Ma ogni funerale segna anche un possibile nuovo inizio. Dalla fine di una politica malata può nascere qualcosa di diverso: una politica più autentica, più vicina alle persone, più coraggiosa nel cambiare davvero. La domanda è, chi avrà la forza di raccogliere questa eredità e riscrivere il futuro? Noi lo intravediamo, lo seguiamo, lo incoraggiamo.

I partiti politici sono sempre più assediati dal leaderismo, sembrano oggi incapaci di rinnovarsi davvero, se non altro nelle metodologie. La figura del leader carismatico, non sempre negativo e noi ne abbiamo esempio, ha preso il sopravvento su qualsiasi forma di dibattito interno, trasformando le strutture di partito in semplici comitati elettorali al servizio di un’unica voce. Il risultato è che le giovani e promettenti proposte vengono soffocate sul nascere, perché il cambiamento spaventa.

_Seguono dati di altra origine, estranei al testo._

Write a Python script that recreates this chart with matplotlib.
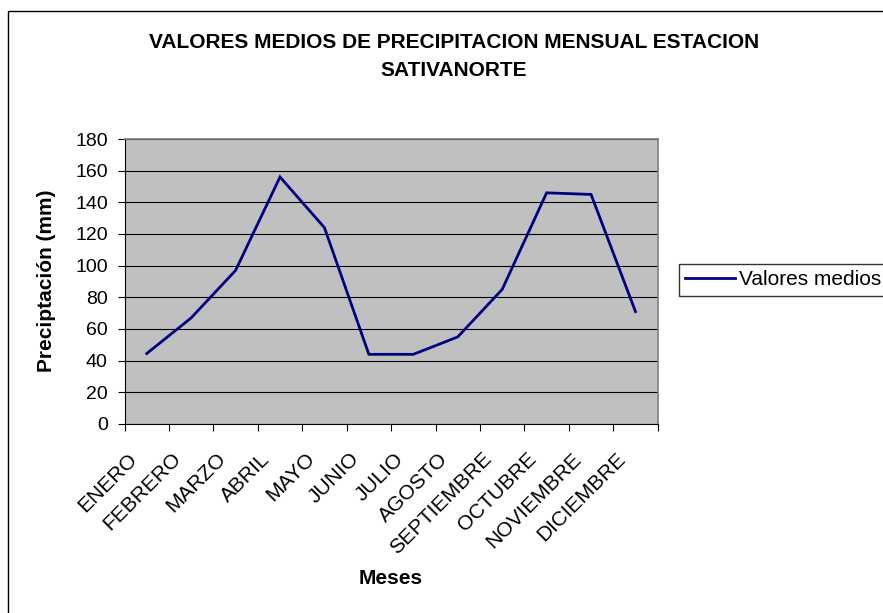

Mantenere lo status quo diventa l’unico obiettivo dei sedicenti dirigenti di secondo piano che, più che guardare al futuro, cercano solo di prolungare il proprio presente che è inevitabilmente, anche per ragioni anagrafiche, in scadenza. E così, le nuove idee, le nuove generazioni, le nuove prospettive restano ai margini o vengono cooptate solo per dare la parvenza di rinnovamento, senza però toccare gli equilibri esistenti dei piagnoni permanenti. “Addatta e Cianci” si dice in questa plaga depressa, e a volte questo giochetto riesce.

In un sistema del genere, chi ha talento e passione per la politica spesso è costretto a scegliere: accettare il compromesso e adattarsi ai vecchi schemi, oppure uscire dal circuito dei partiti e cercare altri modi per incidere sulla realtà.

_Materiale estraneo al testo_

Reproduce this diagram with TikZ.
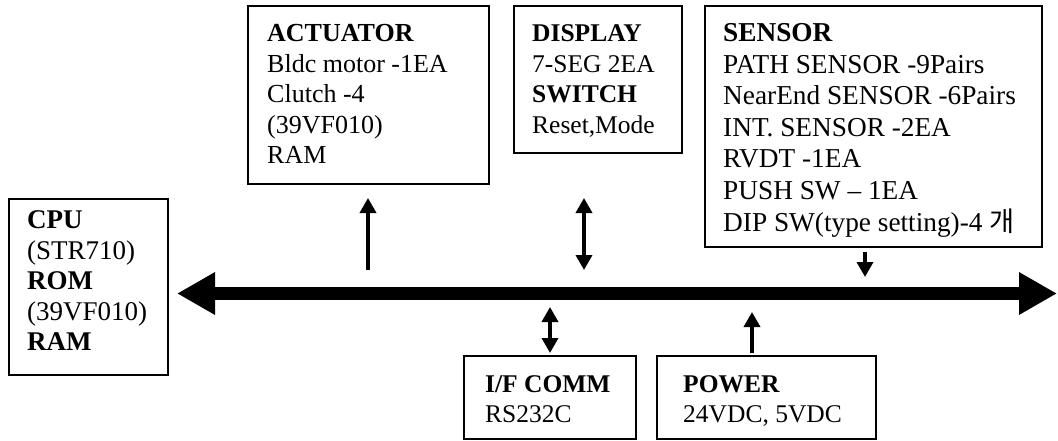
\documentclass[tikz,border=0pt]{standalone}
\usepackage{fontspec}
\setmainfont{Liberation Serif}
\newfontfamily\krfont{Noto Sans CJK KR}
\usetikzlibrary{arrows.meta}
\tikzset{
  blk/.style={draw, line width=2pt, rectangle, inner sep=0pt, anchor=north west},
  txt/.style={anchor=base west, inner sep=0pt, font=\fontsize{25.5}{30.5}\selectfont},
  link/.style={line width=3.5pt, -{Triangle[length=15pt,width=16pt]}},
  linkboth/.style={line width=3.5pt, {Triangle[length=15pt,width=16pt]}-{Triangle[length=15pt,width=16pt]}},
  busline/.style={line width=13pt, {Triangle[length=38pt,width=40pt]}-{Triangle[length=38pt,width=40pt]}}
}
\newcommand\blines[1]{\begin{tabular}[t]{@{}l@{}}#1\end{tabular}}
\begin{document}
\begin{tikzpicture}[x=1pt,y=-1pt]
\useasboundingbox (0,0) rectangle (1058,441);
% boxes
\node[blk, minimum width=159pt, minimum height=176pt] (cpu) at (8,198) {};
\node[blk, minimum width=241pt, minimum height=178pt] (act) at (247,5) {};
\node[blk, minimum width=168pt, minimum height=147pt] (disp) at (513,5) {};
\node[blk, minimum width=337pt, minimum height=241pt] (sens) at (704,5) {};
\node[blk, minimum width=172pt, minimum height=83pt] (ifc) at (463,355) {};
\node[blk, minimum width=219pt, minimum height=83pt] (pow) at (656,355) {};
% texts
\node[txt, font=\fontsize{27}{30.5}\selectfont] (cpuT) at (27,229) {\blines{\textbf{CPU}\\(STR710)\\\textbf{ROM}\\(39VF010)\\\textbf{RAM}}};
\node[txt, font=\fontsize{26}{30.5}\selectfont] (actT) at (267,42) {\blines{\textbf{ACTUATOR}\\Bldc motor -1EA\\Clutch -4\\(39VF010)\\RAM}};
\node[txt] (dispT) at (532,42) {\blines{\textbf{DISPLAY}\\7-SEG 2EA\\\textbf{SWITCH}\\Reset,Mode}};
\node[txt, font=\fontsize{27.3}{31.5}\selectfont] (sensT) at (723,42) {\blines{\textbf{SENSOR}\\PATH SENSOR -9Pairs\\NearEnd SENSOR -6Pairs\\INT. SENSOR -2EA\\RVDT -1EA\\PUSH SW -- 1EA\\DIP SW(type setting)-4 {\krfont 개}}};
\node[txt] (ifcT) at (485,392) {\blines{\textbf{I/F COMM}\\RS232C}};
\node[txt] (powT) at (683,392) {\blines{\textbf{POWER}\\24VDC, 5VDC}};
% bus
\coordinate (busL) at (177,293.5);
\coordinate (busR) at (1057,293.5);
\draw[busline] (busL) -- (busR);
% connectors
\coordinate (actA) at (368,270);
\coordinate (actB) at (368,198);
\draw[link] (actA) -- (actB);
\coordinate (dispA) at (584,270);
\coordinate (dispB) at (584,198);
\draw[linkboth] (dispA) -- (dispB);
\coordinate (sensA) at (865,252);
\coordinate (sensB) at (865,277);
\draw[link] (sensA) -- (sensB);
\coordinate (ifcA) at (550,307);
\coordinate (ifcB) at (550,353);
\draw[linkboth] (ifcA) -- (ifcB);
\coordinate (powA) at (752,353);
\coordinate (powB) at (752,312);
\draw[link] (powA) -- (powB);
\end{tikzpicture}
\end{document}
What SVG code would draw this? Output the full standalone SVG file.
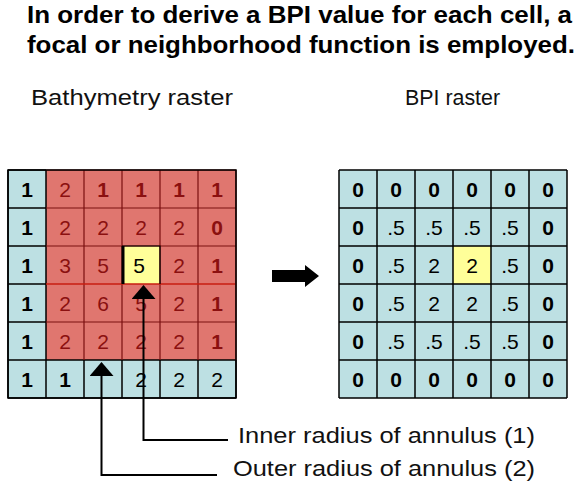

Ma fino a quando la politica potrà permettersi di perdere le sue energie migliori senza pagare il prezzo della propria irrilevanza? Ma noi abbiamo fiducia nei leader illuminati, che scrollatisi di dosso le tare, alte, medie e basse, riescano ad interpretare i valori politici di una stagione ormai andata, oggi vituperata, ma che era palestra di buone prassi della politica. Era una palestra per la futura classe dirigente. Resistere, resistere, resistere.